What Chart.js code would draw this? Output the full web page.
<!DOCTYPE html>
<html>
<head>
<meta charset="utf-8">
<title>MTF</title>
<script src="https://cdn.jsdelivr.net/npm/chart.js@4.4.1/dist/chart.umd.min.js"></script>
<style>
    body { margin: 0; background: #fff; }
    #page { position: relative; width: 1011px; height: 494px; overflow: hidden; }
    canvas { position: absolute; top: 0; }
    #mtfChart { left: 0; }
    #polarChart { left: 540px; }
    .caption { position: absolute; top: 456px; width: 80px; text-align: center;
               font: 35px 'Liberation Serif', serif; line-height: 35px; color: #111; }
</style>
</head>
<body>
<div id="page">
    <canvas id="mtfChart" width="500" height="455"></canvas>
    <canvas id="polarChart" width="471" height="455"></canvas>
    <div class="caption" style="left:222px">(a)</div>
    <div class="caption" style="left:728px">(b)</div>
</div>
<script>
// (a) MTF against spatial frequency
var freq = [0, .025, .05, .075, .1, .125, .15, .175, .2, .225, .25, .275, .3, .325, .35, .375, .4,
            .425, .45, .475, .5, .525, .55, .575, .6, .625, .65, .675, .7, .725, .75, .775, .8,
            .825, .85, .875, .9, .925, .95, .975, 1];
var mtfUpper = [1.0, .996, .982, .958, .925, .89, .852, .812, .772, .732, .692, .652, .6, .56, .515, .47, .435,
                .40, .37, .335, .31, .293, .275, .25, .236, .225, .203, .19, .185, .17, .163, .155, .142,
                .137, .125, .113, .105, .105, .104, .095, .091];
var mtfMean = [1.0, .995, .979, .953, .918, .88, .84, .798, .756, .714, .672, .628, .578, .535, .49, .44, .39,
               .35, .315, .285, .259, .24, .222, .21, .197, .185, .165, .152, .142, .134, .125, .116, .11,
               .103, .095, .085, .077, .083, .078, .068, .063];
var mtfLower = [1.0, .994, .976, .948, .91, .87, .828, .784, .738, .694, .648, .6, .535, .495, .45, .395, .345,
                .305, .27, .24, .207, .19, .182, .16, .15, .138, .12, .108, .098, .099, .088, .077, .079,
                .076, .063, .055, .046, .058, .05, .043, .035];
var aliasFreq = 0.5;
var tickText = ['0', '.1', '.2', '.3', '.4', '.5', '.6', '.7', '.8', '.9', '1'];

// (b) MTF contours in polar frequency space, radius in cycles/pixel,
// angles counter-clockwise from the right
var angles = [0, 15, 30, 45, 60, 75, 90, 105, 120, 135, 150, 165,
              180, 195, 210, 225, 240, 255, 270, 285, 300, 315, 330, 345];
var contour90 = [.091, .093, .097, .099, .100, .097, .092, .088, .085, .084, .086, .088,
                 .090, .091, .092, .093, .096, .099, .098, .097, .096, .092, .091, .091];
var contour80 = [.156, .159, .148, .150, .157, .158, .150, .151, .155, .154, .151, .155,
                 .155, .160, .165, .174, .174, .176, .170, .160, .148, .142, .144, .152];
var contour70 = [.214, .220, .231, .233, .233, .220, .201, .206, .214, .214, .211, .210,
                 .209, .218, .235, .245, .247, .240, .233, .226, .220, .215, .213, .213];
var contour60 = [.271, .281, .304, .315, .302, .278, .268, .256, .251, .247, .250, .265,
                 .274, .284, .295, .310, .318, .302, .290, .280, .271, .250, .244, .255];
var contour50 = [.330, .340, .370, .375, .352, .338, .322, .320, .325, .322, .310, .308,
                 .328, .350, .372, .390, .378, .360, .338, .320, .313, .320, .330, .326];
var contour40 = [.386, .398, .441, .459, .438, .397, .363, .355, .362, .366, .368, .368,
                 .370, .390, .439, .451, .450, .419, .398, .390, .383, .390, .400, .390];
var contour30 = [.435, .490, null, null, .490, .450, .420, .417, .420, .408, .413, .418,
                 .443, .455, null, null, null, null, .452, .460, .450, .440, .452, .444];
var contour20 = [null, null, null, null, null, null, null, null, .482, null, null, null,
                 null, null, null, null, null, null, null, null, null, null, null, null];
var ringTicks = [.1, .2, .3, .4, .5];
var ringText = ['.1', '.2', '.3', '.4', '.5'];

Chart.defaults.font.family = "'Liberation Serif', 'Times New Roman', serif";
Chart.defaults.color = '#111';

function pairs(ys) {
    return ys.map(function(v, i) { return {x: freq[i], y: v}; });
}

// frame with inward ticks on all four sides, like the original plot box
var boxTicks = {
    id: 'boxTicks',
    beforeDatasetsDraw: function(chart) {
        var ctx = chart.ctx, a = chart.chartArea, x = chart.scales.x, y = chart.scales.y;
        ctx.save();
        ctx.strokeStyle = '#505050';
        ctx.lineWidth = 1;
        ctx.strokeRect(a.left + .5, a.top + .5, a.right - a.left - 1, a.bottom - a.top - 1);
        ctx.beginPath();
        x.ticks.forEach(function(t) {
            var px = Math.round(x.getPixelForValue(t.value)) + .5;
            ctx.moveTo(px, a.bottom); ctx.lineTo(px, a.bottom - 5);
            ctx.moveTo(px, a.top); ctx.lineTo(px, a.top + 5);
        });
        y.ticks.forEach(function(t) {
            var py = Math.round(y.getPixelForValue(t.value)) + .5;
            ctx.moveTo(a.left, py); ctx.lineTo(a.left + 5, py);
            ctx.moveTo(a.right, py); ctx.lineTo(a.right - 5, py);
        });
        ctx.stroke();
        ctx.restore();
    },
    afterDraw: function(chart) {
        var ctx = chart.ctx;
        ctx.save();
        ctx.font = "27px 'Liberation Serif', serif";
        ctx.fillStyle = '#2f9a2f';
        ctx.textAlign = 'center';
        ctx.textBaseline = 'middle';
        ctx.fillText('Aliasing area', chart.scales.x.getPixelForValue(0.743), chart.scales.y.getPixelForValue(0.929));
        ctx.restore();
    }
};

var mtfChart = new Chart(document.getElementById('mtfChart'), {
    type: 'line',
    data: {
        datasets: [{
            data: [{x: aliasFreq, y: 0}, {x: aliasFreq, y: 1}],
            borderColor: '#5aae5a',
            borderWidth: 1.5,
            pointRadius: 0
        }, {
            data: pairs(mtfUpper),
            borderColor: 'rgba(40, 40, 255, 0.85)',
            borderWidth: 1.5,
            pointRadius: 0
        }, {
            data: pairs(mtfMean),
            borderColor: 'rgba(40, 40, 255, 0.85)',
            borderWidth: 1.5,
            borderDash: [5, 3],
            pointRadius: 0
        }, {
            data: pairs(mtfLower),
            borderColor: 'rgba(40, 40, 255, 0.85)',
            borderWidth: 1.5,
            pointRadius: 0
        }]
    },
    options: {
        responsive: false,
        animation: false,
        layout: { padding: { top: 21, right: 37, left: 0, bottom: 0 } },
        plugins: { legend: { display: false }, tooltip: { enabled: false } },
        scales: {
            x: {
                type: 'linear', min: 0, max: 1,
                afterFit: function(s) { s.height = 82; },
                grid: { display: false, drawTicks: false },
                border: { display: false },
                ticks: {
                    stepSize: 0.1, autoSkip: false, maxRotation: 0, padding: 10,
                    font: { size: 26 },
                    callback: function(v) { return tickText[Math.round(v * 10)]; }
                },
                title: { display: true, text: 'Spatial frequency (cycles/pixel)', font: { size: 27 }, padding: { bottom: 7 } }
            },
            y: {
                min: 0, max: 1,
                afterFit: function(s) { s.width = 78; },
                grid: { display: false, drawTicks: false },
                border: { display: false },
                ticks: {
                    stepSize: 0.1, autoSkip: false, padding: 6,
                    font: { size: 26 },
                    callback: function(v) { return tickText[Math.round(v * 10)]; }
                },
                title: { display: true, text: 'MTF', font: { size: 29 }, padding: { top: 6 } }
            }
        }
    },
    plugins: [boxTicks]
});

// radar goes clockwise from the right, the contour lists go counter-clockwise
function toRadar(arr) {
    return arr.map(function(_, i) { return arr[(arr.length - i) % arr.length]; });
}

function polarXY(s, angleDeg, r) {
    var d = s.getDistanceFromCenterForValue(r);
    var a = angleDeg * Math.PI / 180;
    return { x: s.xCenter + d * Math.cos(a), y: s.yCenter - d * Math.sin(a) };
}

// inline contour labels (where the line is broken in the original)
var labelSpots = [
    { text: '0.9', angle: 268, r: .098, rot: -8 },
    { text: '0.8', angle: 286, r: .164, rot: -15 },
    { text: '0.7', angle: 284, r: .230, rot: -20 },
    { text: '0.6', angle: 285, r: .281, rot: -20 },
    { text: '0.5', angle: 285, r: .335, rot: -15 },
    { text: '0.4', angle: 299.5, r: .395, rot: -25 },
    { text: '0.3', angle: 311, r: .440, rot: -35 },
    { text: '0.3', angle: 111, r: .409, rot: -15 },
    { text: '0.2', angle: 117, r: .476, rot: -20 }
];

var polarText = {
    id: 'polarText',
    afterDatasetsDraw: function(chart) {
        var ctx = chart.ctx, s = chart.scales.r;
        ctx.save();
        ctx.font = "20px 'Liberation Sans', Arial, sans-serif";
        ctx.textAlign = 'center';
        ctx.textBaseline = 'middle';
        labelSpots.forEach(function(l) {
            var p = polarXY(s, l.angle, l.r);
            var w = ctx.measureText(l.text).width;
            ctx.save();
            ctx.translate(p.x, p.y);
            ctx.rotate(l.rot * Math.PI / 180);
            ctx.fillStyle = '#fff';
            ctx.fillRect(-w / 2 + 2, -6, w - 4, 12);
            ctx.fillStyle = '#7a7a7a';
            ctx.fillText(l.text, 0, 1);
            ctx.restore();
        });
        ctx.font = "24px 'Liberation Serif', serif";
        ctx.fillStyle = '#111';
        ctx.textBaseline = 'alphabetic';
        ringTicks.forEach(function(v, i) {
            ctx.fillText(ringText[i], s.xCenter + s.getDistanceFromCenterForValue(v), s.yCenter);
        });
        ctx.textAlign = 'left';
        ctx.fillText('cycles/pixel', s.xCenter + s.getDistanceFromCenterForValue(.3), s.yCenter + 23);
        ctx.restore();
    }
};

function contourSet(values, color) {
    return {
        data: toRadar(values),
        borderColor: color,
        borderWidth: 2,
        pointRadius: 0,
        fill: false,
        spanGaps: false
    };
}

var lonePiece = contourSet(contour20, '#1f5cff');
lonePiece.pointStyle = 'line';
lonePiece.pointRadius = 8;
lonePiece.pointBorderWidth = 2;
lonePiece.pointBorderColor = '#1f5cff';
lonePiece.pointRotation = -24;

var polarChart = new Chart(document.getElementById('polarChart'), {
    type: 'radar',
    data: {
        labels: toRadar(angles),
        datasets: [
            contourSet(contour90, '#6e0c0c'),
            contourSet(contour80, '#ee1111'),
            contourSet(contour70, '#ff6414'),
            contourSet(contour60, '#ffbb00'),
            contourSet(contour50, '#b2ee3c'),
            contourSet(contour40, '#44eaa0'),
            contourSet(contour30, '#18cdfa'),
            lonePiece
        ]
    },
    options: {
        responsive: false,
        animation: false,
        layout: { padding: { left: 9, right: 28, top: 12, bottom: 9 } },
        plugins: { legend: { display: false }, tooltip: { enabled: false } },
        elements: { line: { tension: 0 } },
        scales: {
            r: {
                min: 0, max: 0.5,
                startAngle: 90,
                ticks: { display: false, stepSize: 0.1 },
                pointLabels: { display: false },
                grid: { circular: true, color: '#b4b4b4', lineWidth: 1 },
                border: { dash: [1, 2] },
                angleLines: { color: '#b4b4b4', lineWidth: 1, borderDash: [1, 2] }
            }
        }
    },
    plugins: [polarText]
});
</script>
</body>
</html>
——————
= Short exercise =
Search the lines above for the string "page" and copy each line that has it.

= The answer =
What Chart.js code would draw this? Output the full web page.
    #page { position: relative; width: 1011px; height: 494px; overflow: hidden; }
<div id="page">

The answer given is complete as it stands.